What's new in Special Collections is the theme of the fall exhibit on view September 21-December 31 on the second floor of the Bing Wing. In a typical year, Stanford Libraries adds close to two thousand linear feet of original
manuscripts and archives as well as hundreds of rare books to its collections. The new
exhibit, Recent Arrivals: Rare Books, Manuscripts & Archives,
opening on Monday, September 21, displays some of the most notable
gifts and purchases of the past five years, across a broad spectrum of subject areas.

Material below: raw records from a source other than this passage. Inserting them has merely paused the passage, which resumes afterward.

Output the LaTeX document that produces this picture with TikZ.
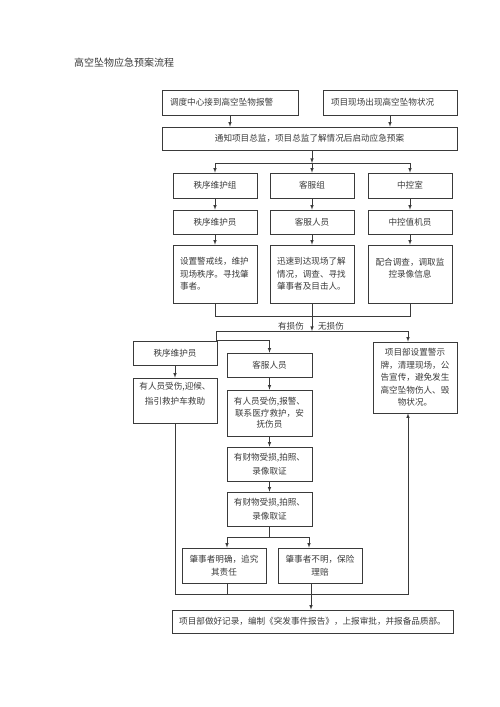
\documentclass[tikz,border=0pt]{standalone}
\usepackage{fontspec}
\setmainfont{Noto Sans CJK SC}
\usetikzlibrary{arrows}
\usepackage{xcolor}
\definecolor{ln}{HTML}{3A3A3A}

\begin{document}
\begin{tikzpicture}[x=1pt,y=-1pt,
	box/.style={draw=ln,line width=0.6pt,text=ln,align=center,inner sep=2pt,font=\fontsize{8.6}{12.5}\selectfont},
	con/.style={draw=ln,line width=0.6pt},
	arr/.style={con,-latex},
	lab/.style={text=ln,inner sep=0pt,font=\fontsize{8.6}{10}\selectfont}]
		\useasboundingbox (0,0) rectangle (500,707);
		\node [text=ln,anchor=west,inner sep=0pt,font=\fontsize{10}{12}\selectfont] (v0) at (74,63) {高空坠物应急预案流程};
		% top
		\node [box,align=left,text width=120,inner xsep=8,minimum height=25] (v1) at (230,102.5) {调度中心接到高空坠物报警};
		\node [box,align=left,text width=118,inner xsep=8,minimum height=25] (v2) at (390,102.5) {项目现场出现高空坠物状况};
		\node [box,minimum width=295,minimum height=23] (v3) at (309.5,138.5) {通知项目总监，项目总监了解情况后启动应急预案};
		\draw [arr] (v1.south) -- (v1.south |- v3.north);
		\draw [arr] (v2.south) -- (v2.south |- v3.north);
		% three groups
		\node [box,minimum width=84,minimum height=25] (v4) at (215,185.5) {秩序维护组};
		\node [box,minimum width=84,minimum height=25] (v5) at (312,185.5) {客服组};
		\node [box,minimum width=84,minimum height=25] (v6) at (410,185.5) {中控室};
		\node [box,minimum width=84,minimum height=24] (v7) at (215,222) {秩序维护员};
		\node [box,minimum width=84,minimum height=24] (v8) at (312,222) {客服人员};
		\node [box,minimum width=84,minimum height=24] (v9) at (410,222) {中控值机员};
		\node [box,align=left,text width=70,inner xsep=7,minimum height=58] (v10) at (215,274) {设置警戒线，维护\\现场秩序。寻找肇\\事者。};
		\node [box,align=left,text width=70,inner xsep=7,minimum height=58] (v11) at (312,274) {迅速到达现场了解\\情况，调查、寻找\\肇事者及目击人。};
		\node [box,text width=70,inner xsep=7,minimum height=58] (v12) at (410,274) {配合调查，调取监\\控录像信息\\~};
		\coordinate (c1) at (312,163);
		\draw [arr] (v3.south -| c1) -- (c1);
		\draw [con] (v4.north |- c1) -- (v6.north |- c1);
		\draw [arr] (v4.north |- c1) -- (v4.north);
		\draw [arr] (c1) -- (v5.north);
		\draw [arr] (v6.north |- c1) -- (v6.north);
		\draw [arr] (v4) -- (v7);
		\draw [arr] (v5) -- (v8);
		\draw [arr] (v6) -- (v9);
		\draw [arr] (v7) -- (v10);
		\draw [arr] (v8) -- (v11);
		\draw [arr] (v9) -- (v12);
		\coordinate (c2) at (312,316);
		\draw [con] (v10.south) |- (v12.south |- c2) -- (v12.south);
		\draw [con] (v11.south) -- (c2);
		\coordinate (c3) at (312,331);
		\draw [arr] (c2) -- (c3);
		\node [lab] (v13) at (291,326) {有损伤};
		\node [lab] (v14) at (331,326) {无损伤};
		% branches
		\node [box,text width=72,inner xsep=6,minimum height=71] (v15) at (415,377.5) {项目部设置警示\\牌，清理现场，公\\告宣传，避免发生\\高空坠物伤人、毁\\物状况。};
		\node [box,minimum width=84,minimum height=24] (v16) at (175,353) {秩序维护员};
		\node [box,minimum width=85,minimum height=24] (v17) at (269.5,365) {客服人员};
		\coordinate (c4) at (216,331);
		\coordinate (c5) at (408,331);
		\draw [con] (c4) -- (c5);
		\draw [arr] (c5) -- (c5 |- v15.north);
		\draw [arr] (c4) |- (v17.north |- v16.north) -- (v17.north);
		\node [box,text width=72,inner xsep=6,minimum height=45,font=\fontsize{8.6}{15}\selectfont] (v18) at (175,400.5) {有人员受伤,迎候、\\指引救护车救助\\~};
		\draw [arr] (v16) -- (v18);
		\node [box,text width=73,inner xsep=6,minimum height=46,font=\fontsize{8.6}{11.5}\selectfont] (v19) at (269.5,413) {有人员受伤,报警、\\联系医疗救护，安\\抚伤员};
		\node [box,text width=73,inner xsep=6,minimum height=34,font=\fontsize{8.6}{13.5}\selectfont] (v20) at (269.5,464) {有财物受损,拍照、\\录像取证};
		\node [box,text width=73,inner xsep=6,minimum height=34,font=\fontsize{8.6}{13.5}\selectfont] (v21) at (269.5,509) {有财物受损,拍照、\\录像取证};
		\draw [arr] (v17) -- (v19);
		\draw [arr] (v19) -- (v20);
		\draw [arr] (v20) -- (v21);
		% responsibility
		\node [box,text width=72,inner xsep=6,minimum height=35] (v22) at (224,565.5) {肇事者明确，追究\\其责任};
		\node [box,text width=72,inner xsep=6,minimum height=35] (v23) at (320,565.5) {肇事者不明，保险\\理赔};
		\coordinate (c6) at (269.5,537);
		\coordinate (c7) at (227,537);
		\coordinate (c8) at (309,537);
		\draw [con] (v21) -- (c6);
		\draw [con] (c7) -- (c8);
		\draw [arr] (c7) -- (c7 |- v22.north);
		\draw [arr] (c8) -- (c8 |- v23.north);
		\node [box,minimum width=281,minimum height=23] (v24) at (312.5,621.5) {项目部做好记录，编制《突发事件报告》，上报审批，并报备品质部。};
		\coordinate (c9) at (408,594);
		\coordinate (c10) at (311,594);
		\draw [arr] (v18.south) |- (c9) -- (c9 |- v15.south);
		\draw [con] (v22.south -| c7) -- (c7 |- c9);
		\draw [arr] (v23.south -| c10) -- (c10 |- v24.north);
\end{tikzpicture}
\end{document}
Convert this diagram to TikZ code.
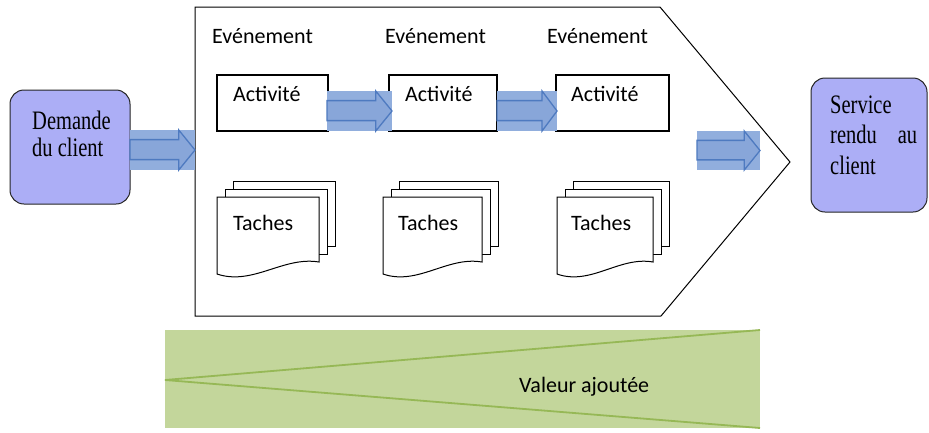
\documentclass[tikz,border=0pt]{standalone}
\usepackage{graphicx}
\usepackage{fontspec}
\setmainfont{Liberation Serif}
\newfontfamily\labelfont{Carlito}

\definecolor{clientfill}{RGB}{172,174,246}
\definecolor{arrowbg}{RGB}{145,174,221}
\definecolor{arrowfill}{RGB}{136,166,217}
\definecolor{arrowline}{RGB}{78,122,192}
\definecolor{valuefill}{RGB}{195,214,155}
\definecolor{valueline}{RGB}{150,184,86}

% block arrow with its light backing rectangle: x0, y0, x1, y1
\newcommand\blockarrow[4]{%
  \pgfmathsetmacro\baTop{#2+0.24*(#4-#2)}%
  \pgfmathsetmacro\baBot{#2+0.74*(#4-#2)}%
  \pgfmathsetmacro\baHead{#3-0.25*(#3-#1)}%
  \pgfmathsetmacro\baMid{(#2+#4)/2}%
  \fill[arrowbg] (#1,#2) rectangle (#3,#4);
  \filldraw[arrowshape] (#1,\baTop) -- (\baHead,\baTop) -- (\baHead,#2)
    -- (#3,\baMid) -- (\baHead,#4) -- (\baHead,\baBot) -- (#1,\baBot) -- cycle;
}

% stack of three pages: left x, width of the front page
\newcommand\tachesstack[2]{%
  \foreach \k in {16,8} {
    \filldraw[page] (#1+\k,197-\k) rectangle (#1+#2+\k,262-\k);
  }
  \filldraw[page] (#1,197) -- (#1+#2,197) -- (#1+#2,262)
    .. controls (#1+0.65*#2,256) and (#1+0.35*#2,286) .. (#1,274) -- cycle;
}

% tall, narrow serif text block: width, baselineskip, text
\newcommand\talltext[3]{%
  \scalebox{1}[1.3]{\parbox[t]{#1}{\fontsize{20.5}{#2}\selectfont\raggedright #3}}}

\begin{document}
\begin{tikzpicture}[x=1pt,y=-1pt,
  lbl/.style={font=\labelfont\fontsize{22}{26}\selectfont, inner sep=0pt, anchor=base west},
  serif/.style={inner sep=0pt, anchor=base west},
  clientbox/.style={draw=black!85, line width=1pt, fill=clientfill, rounded corners=14pt, inner sep=0pt},
  actbox/.style={draw=black, line width=1.1pt, fill=white, inner sep=0pt},
  page/.style={draw=black, line width=1pt, fill=white},
  arrowshape/.style={fill=arrowfill, draw=arrowline, line width=1.3pt, line join=miter},
  process/.style={draw=black, line width=1pt, fill=white, line join=miter}]

\useasboundingbox (0,0) rectangle (929,432);
\fill[white] (0,0) rectangle (929,432);

% process outline
\draw[process] (195,7) coordinate (p1) -- (660,7) coordinate (p2)
  -- (790,162) coordinate (tip) -- (661,316) coordinate (p4)
  -- (195,316) coordinate (p5) -- cycle;

% customer side
\node[clientbox, minimum width=120pt, minimum height=114pt] (dem) at (70,147) {};
\node[serif] (demtext) at (32,129) {\talltext{90pt}{21.5}{Demande\\du client}};

\node[clientbox, minimum width=116pt, minimum height=134pt] (svc) at (869,145) {};
\node[serif] (svctext) at (830,113) {\talltext{87pt}{23.5}{Service\\rendu\hfill au\\client}};

% events
\node[lbl] (ev1) at (212,43) {Evénement};
\node[lbl] (ev2) at (385,43) {Evénement};
\node[lbl] (ev3) at (547,43) {Evénement};

% activities
\node[actbox, minimum width=111pt, minimum height=56pt] (act1) at (272.5,103) {};
\node[actbox, minimum width=108pt, minimum height=56pt] (act2) at (443,103) {};
\node[actbox, minimum width=113pt, minimum height=56pt] (act3) at (612.5,103) {};
\node[lbl] (at1) at (233,101) {Activité};
\node[lbl] (at2) at (405,101) {Activité};
\node[lbl] (at3) at (571,101) {Activité};

% task stacks
\tachesstack{217}{102}
\tachesstack{383}{99}
\tachesstack{557}{96}
\node[lbl] (ta1) at (233,230) {Taches};
\node[lbl] (ta2) at (398,230) {Taches};
\node[lbl] (ta3) at (571,230) {Taches};

% flow arrows
\blockarrow{130}{130}{195}{170}
\blockarrow{327}{91}{392}{131}
\blockarrow{497}{91}{557}{131}
\blockarrow{697}{131}{760}{170}

% added value wedge
\fill[valuefill] (165,330) rectangle (760,428);
\draw[valueline, line width=1.8pt] (760,330) coordinate (vtop) -- (165,380) coordinate (vapex)
  -- (760,428) coordinate (vbot);
\node[lbl] (val) at (519,392) {Valeur ajoutée};

\end{tikzpicture}
\end{document}
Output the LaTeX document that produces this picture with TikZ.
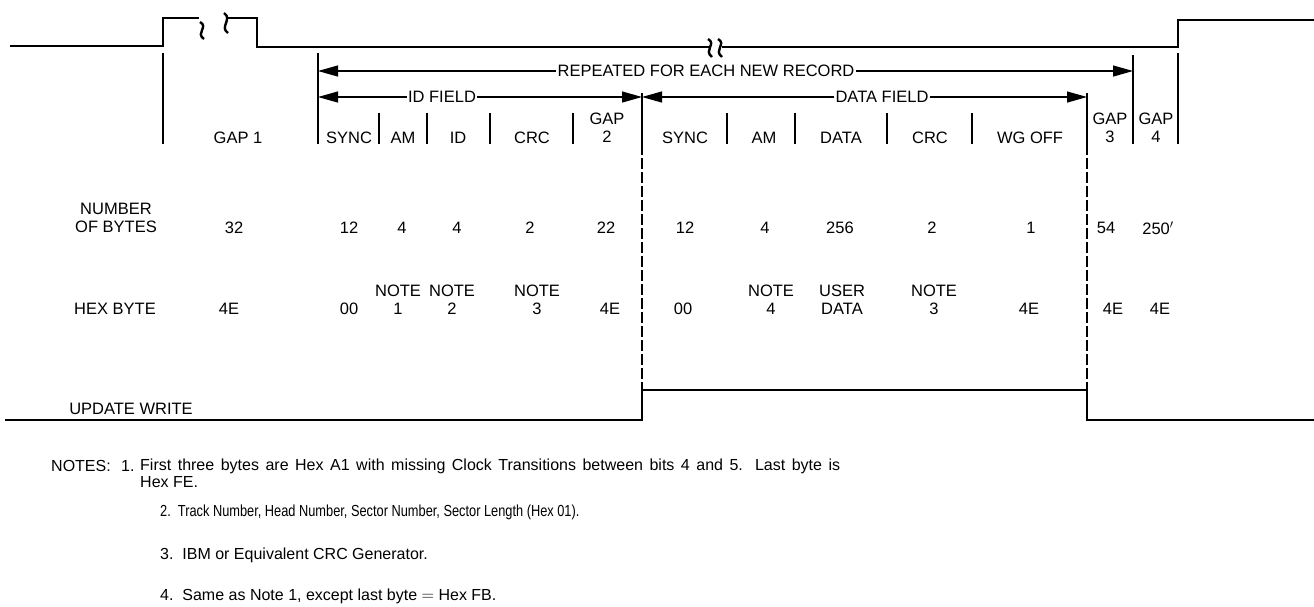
\documentclass[tikz,border=0pt]{standalone}
\usepackage{fontspec}
\setmainfont{Liberation Sans}
\usepackage{graphicx}
\usepackage{tikz}
\usetikzlibrary{arrows.meta,positioning,calc}
\tikzset{
  sig/.style={line width=2.8pt},
  bar/.style={line width=1.4pt},
  dbar/.style={line width=1.4pt,dash pattern=on 11pt off 3pt},
  brk/.style={line width=2.4pt},
  fld/.style={line width=1.2pt,-{Triangle[length=20pt,width=11pt]}},
  lbl/.style={font=\fontsize{16.5}{18}\selectfont,inner sep=1pt,align=center},
  note/.style={font=\fontsize{16}{17}\selectfont,anchor=west,inner sep=0pt},
}
\begin{document}
\begin{tikzpicture}[x=1pt,y=-1pt]
  \useasboundingbox (0,0) rectangle (1314,606);

  % top line (write gate)
  \draw[sig] (10,46) -- (163,46) -- (163,18) -- (199,18);
  \draw[brk] (200,22) .. controls (209,27) and (195,33) .. (204,39);
  \draw[brk] (224,13) .. controls (233,19) and (219,27) .. (228,33);
  \draw[sig] (227,18) -- (257,18) -- (257,47) -- (709,47);
  \draw[brk] (708,39) .. controls (717,44) and (703,50) .. (712,57);
  \draw[brk] (718,39) .. controls (727,44) and (713,50) .. (722,57);
  \draw[sig] (722,47) -- (1178,47) -- (1178,20) -- (1314,20);

  % field bars
  \coordinate (g1) at (163,53);
  \coordinate (rs) at (318,53);
  \coordinate (re) at (1133,55);
  \coordinate (g4) at (1178,53);
  \coordinate (idf) at (642,93);
  \coordinate (dtf) at (1087,93);
  \draw[bar] (g1) -- (163,144);
  \draw[bar] (rs) -- (318,144);
  \draw[bar] (re) -- (1133,144);
  \draw[bar] (g4) -- (1178,144);
  \draw[bar] (idf) -- (642,144);
  \draw[bar] (dtf) -- (1087,144);
  \foreach \x in {379,427,490,573,727,795,887,972}
    \draw[bar] (\x,113) -- (\x,144);
  \draw[dbar] (642,144) -- (642,390);
  \draw[dbar] (1087,144) -- (1087,390);

  % arrows
  \node[lbl] (rep) at (706,71) {REPEATED FOR EACH NEW RECORD};
  \node[lbl] (idl) at (442,97) {ID FIELD};
  \node[lbl] (dtl) at (882,97) {DATA FIELD};
  \draw[fld] (rep.west) -- (318,71);
  \draw[fld] (rep.east) -- (1133,71);
  \draw[fld] (idl.west) -- (318,97);
  \draw[fld] (idl.east) -- (642,97);
  \draw[fld] (dtl.west) -- (642,97);
  \draw[fld] (dtl.east) -- (1087,97);

  % field names
  \node[lbl] (n1) at (238,138) {GAP 1};
  \node[lbl] (n2) at (349,138) {SYNC};
  \node[lbl] (n3) at (403,138) {AM};
  \node[lbl] (n4) at (458,138) {ID};
  \node[lbl] (n5) at (532,138) {CRC};
  \node[lbl] (n6) at (607,128) {GAP\\2};
  \node[lbl] (n7) at (685,138) {SYNC};
  \node[lbl] (n8) at (764,138) {AM};
  \node[lbl] (n9) at (841,138) {DATA};
  \node[lbl] (n10) at (930,138) {CRC};
  \node[lbl] (n11) at (1030,138) {WG OFF};
  \node[lbl] (n12) at (1110,128) {GAP\\3};
  \node[lbl] (n13) at (1156,128) {GAP\\4};

  % number of bytes
  \node[lbl] (nb) at (116,218) {NUMBER\\OF BYTES};
  \node[lbl] (b1) at (234,228) {32};
  \node[lbl] (b2) at (349,228) {12};
  \node[lbl] (b3) at (402,228) {4};
  \node[lbl] (b4) at (457,228) {4};
  \node[lbl] (b5) at (530,228) {2};
  \node[lbl] (b6) at (606,228) {22};
  \node[lbl] (b7) at (685,228) {12};
  \node[lbl] (b8) at (765,228) {4};
  \node[lbl] (b9) at (840,228) {256};
  \node[lbl] (b10) at (932,228) {2};
  \node[lbl] (b11) at (1031,228) {1};
  \node[lbl] (b12) at (1106,228) {54};
  \node[lbl] (b13) at (1158,228) {250$'$};

  % hex byte
  \node[lbl] (hb) at (115,309) {HEX BYTE};
  \node[lbl] (h1) at (229,309) {4E};
  \node[lbl] (h2) at (349,309) {00};
  \node[lbl] (h3) at (398,300) {NOTE\\1};
  \node[lbl] (h4) at (452,300) {NOTE\\2};
  \node[lbl] (h5) at (537,300) {NOTE\\3};
  \node[lbl] (h6) at (610,309) {4E};
  \node[lbl] (h7) at (683,309) {00};
  \node[lbl] (h8) at (771,300) {NOTE\\4};
  \node[lbl] (h9) at (842,300) {USER\\DATA};
  \node[lbl] (h10) at (934,300) {NOTE\\3};
  \node[lbl] (h11) at (1029,309) {4E};
  \node[lbl] (h12) at (1113,309) {4E};
  \node[lbl] (h13) at (1160,309) {4E};

  % update write
  \node[lbl] (uw) at (131,409) {UPDATE WRITE};
  \draw[sig] (5,420) -- (642,420) -- (642,390) -- (1087,390) -- (1087,420) -- (1314,420);

  % notes
  \node[note] (nt) at (51,466) {NOTES:};
  \node[note] (nt1) at (121,466) {1.};
  \node[note] (nt1a) at (140,466) {\makebox[700pt][s]{First three bytes are Hex A1 with missing Clock Transitions between bits 4 and 5. Last byte is}};
  \node[note] (nt1b) at (140,482) {Hex FE.};
  \node[note] (nt2) at (160,512) {\scalebox{0.8}[1]{2.\ \ Track Number, Head Number, Sector Number, Sector Length (Hex 01).}};
  \node[note] (nt3) at (160,555) {3.\ \ IBM or Equivalent CRC Generator.};
  \node[note] (nt4) at (160,596) {4.\ \ Same as Note 1, except last byte $=$ Hex FB.};
\end{tikzpicture}
\end{document}
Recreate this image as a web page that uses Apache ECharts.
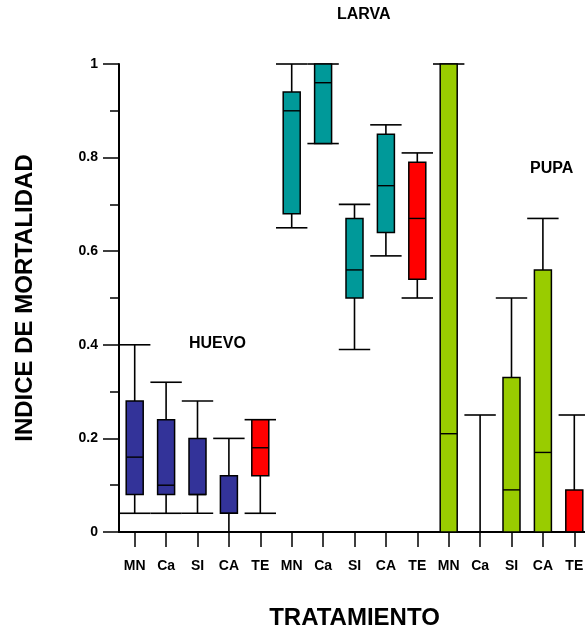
<!DOCTYPE html>
<html>
<head>
<meta charset="utf-8">
<script src="https://cdn.jsdelivr.net/npm/echarts@6/dist/echarts.min.js"></script>
<style>
  html, body { margin: 0; padding: 0; background: #fff; }
  #chart { width: 585px; height: 630px; }
</style>
</head>
<body>
<div id="chart"></div>
<script>
// treatment labels, repeated for each stage
const categories = ['MN', 'Ca', 'SI', 'CA', 'TE', 'MN', 'Ca', 'SI', 'CA', 'TE', 'MN', 'Ca', 'SI', 'CA', 'TE'];
const yTicks = [0, 0.2, 0.4, 0.6, 0.8, 1];

// each row: [min, Q1, median, Q3, max]
const huevo = [
  [0.04, 0.08, 0.16, 0.28, 0.40],
  [0.04, 0.08, 0.10, 0.24, 0.32],
  [0.04, 0.08, 0.08, 0.20, 0.28],
  [0.00, 0.04, 0.04, 0.12, 0.20],
  [0.04, 0.12, 0.18, 0.24, 0.24]
];
const larva = [
  [0.65, 0.68, 0.90, 0.94, 1.00],
  [0.83, 0.83, 0.96, 1.00, 1.00],
  [0.39, 0.50, 0.56, 0.67, 0.70],
  [0.59, 0.64, 0.74, 0.85, 0.87],
  [0.50, 0.54, 0.67, 0.79, 0.81]
];
const pupa = [
  [0.00, 0.00, 0.21, 1.00, 1.00],
  [0.00, 0.00, 0.00, 0.00, 0.25],
  [0.00, 0.00, 0.09, 0.33, 0.50],
  [0.00, 0.00, 0.17, 0.56, 0.67],
  [0.00, 0.00, 0.00, 0.09, 0.25]
];

const FONT = 'Arial, "Liberation Sans", sans-serif';
const RED = '#ff0000';

function renderBox(color) {
  return function (params, api) {
    const x = api.value(0);
    const min = api.coord([x, api.value(1)]);
    const q1 = api.coord([x, api.value(2)]);
    const med = api.coord([x, api.value(3)]);
    const q3 = api.coord([x, api.value(4)]);
    const max = api.coord([x, api.value(5)]);
    const band = api.size([1, 0])[0];
    const cx = min[0];
    const capHalf = band / 2;
    const boxHalf = 8.5;
    const fill = categories[x] === 'TE' ? RED : color;
    const line = { stroke: '#000', lineWidth: 1.6 };
    return {
      type: 'group',
      children: [
        { type: 'line', shape: { x1: cx, y1: min[1], x2: cx, y2: max[1] }, style: line },
        { type: 'line', shape: { x1: cx - capHalf, y1: min[1], x2: cx + capHalf, y2: min[1] }, style: line },
        { type: 'line', shape: { x1: cx - capHalf, y1: max[1], x2: cx + capHalf, y2: max[1] }, style: line },
        {
          type: 'rect',
          shape: { x: cx - boxHalf, y: q3[1], width: boxHalf * 2, height: q1[1] - q3[1] },
          style: { fill: fill, stroke: '#000', lineWidth: 1.5 }
        },
        { type: 'line', shape: { x1: cx - boxHalf, y1: med[1], x2: cx + boxHalf, y2: med[1] }, style: { stroke: '#000', lineWidth: 1.4 } }
      ]
    };
  };
}

function toData(rows, offset) {
  return rows.map((r, i) => [offset + i].concat(r));
}

const chart = echarts.init(document.getElementById('chart'));
chart.setOption({
  animation: false,
  grid: { left: 119, top: 64, width: 471, height: 468, outerBoundsMode: 'none' },
  xAxis: {
    type: 'category',
    data: categories,
    name: 'TRATAMIENTO',
    nameLocation: 'middle',
    nameGap: 74,
    nameTextStyle: { fontFamily: FONT, fontWeight: 'bold', fontSize: 24, color: '#000' },
    axisLine: { lineStyle: { color: '#000', width: 2 } },
    axisTick: { show: true, alignWithLabel: true, length: 15, lineStyle: { color: '#000', width: 1.5 } },
    axisLabel: { margin: 27, interval: 0, fontFamily: FONT, fontWeight: 'bold', fontSize: 14, color: '#000' },
    splitLine: { show: false }
  },
  yAxis: {
    type: 'value',
    min: yTicks[0],
    max: yTicks[yTicks.length - 1],
    interval: 0.2,
    name: 'INDICE DE MORTALIDAD',
    nameLocation: 'middle',
    nameGap: 82,
    nameRotate: 90,
    nameTextStyle: { fontFamily: FONT, fontWeight: 'bold', fontSize: 24, color: '#000' },
    axisLine: { show: true, lineStyle: { color: '#000', width: 2 } },
    axisTick: { show: true, inside: false, length: 16, lineStyle: { color: '#000', width: 1.5 } },
    minorTick: { show: true, splitNumber: 2, length: 9, lineStyle: { color: '#000', width: 1.5 } },
    axisLabel: { margin: 21, fontFamily: FONT, fontWeight: 'bold', fontSize: 14, color: '#000' },
    splitLine: { show: false }
  },
  graphic: [
    { type: 'text', left: 189, top: 336, style: { text: 'HUEVO', font: 'bold 16px ' + FONT, fill: '#000' } },
    { type: 'text', left: 337, top: 7, style: { text: 'LARVA', font: 'bold 16px ' + FONT, fill: '#000' } },
    { type: 'text', left: 530, top: 161, style: { text: 'PUPA', font: 'bold 16px ' + FONT, fill: '#000' } }
  ],
  series: [
    { name: 'HUEVO', type: 'custom', renderItem: renderBox('#333399'), data: toData(huevo, 0), encode: { x: 0, y: [1, 5] } },
    { name: 'LARVA', type: 'custom', renderItem: renderBox('#009999'), data: toData(larva, 5), encode: { x: 0, y: [1, 5] } },
    { name: 'PUPA', type: 'custom', renderItem: renderBox('#99cc00'), data: toData(pupa, 10), encode: { x: 0, y: [1, 5] } }
  ]
});
</script>
</body>
</html>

Book highlights include the copy of Frederick Douglass’s My Bondage and
My Freedom (1855) that Douglass inscribed to the woman who ransomed him
from slavery, from the collection of late Professor of English Jay
Fliegelman; a 1468 illuminated Latin manuscript of Jacob de Voragine’s
Legenda Aurea; Lewis and Clark’s History of the Expedition . . . to the
Sources of the Missouri (1814) which contains a celebrated map drawn by
Clark that provided the first accurate depiction of the sources of the
Columbia and Missouri rivers; and several rare Hebraica volumes
purchased from the private Valmadonna Trust Library, including two
works by sixteenth-century authors that are held by only a handful of
libraries worldwide.
Manuscript and University Archives collections represented span the
persecution of French Huguenots to the literary expression of the San
Francisco Beats. Notable items include a diary recounting a Protestant
family’s harrowing escape from France in 1687, from the Champagné
Papers; photographs by experimental filmmaker Jack Smith (1932–1989),
and correspondence between Irving Rosenthal (1930–) and William
Burroughs (1914–1997) concerning editing and publication of Burroughs’
Naked Lunch, from the Irving Rosenthal Papers; and artwork for the
Stanford Memorial Church mosaics produced by the Venetian glass firm A.
Salviati & Co., ca. 1899–1901.
Recent Arrivals: Rare Books, Manuscripts & Archives opens Monday, September 21, in the Peterson Gallery and Munger Rotunda on the second floor of the Bing Wing of Green Library. The exhibition continues through December 31, 2009 and is free and open to the public. Exhibit cases are illuminated Monday through Saturday from 10 a.m. to 6 p.m. and Sunday from 1 to 6 p.m. The gallery is accessible whenever Green Library is open.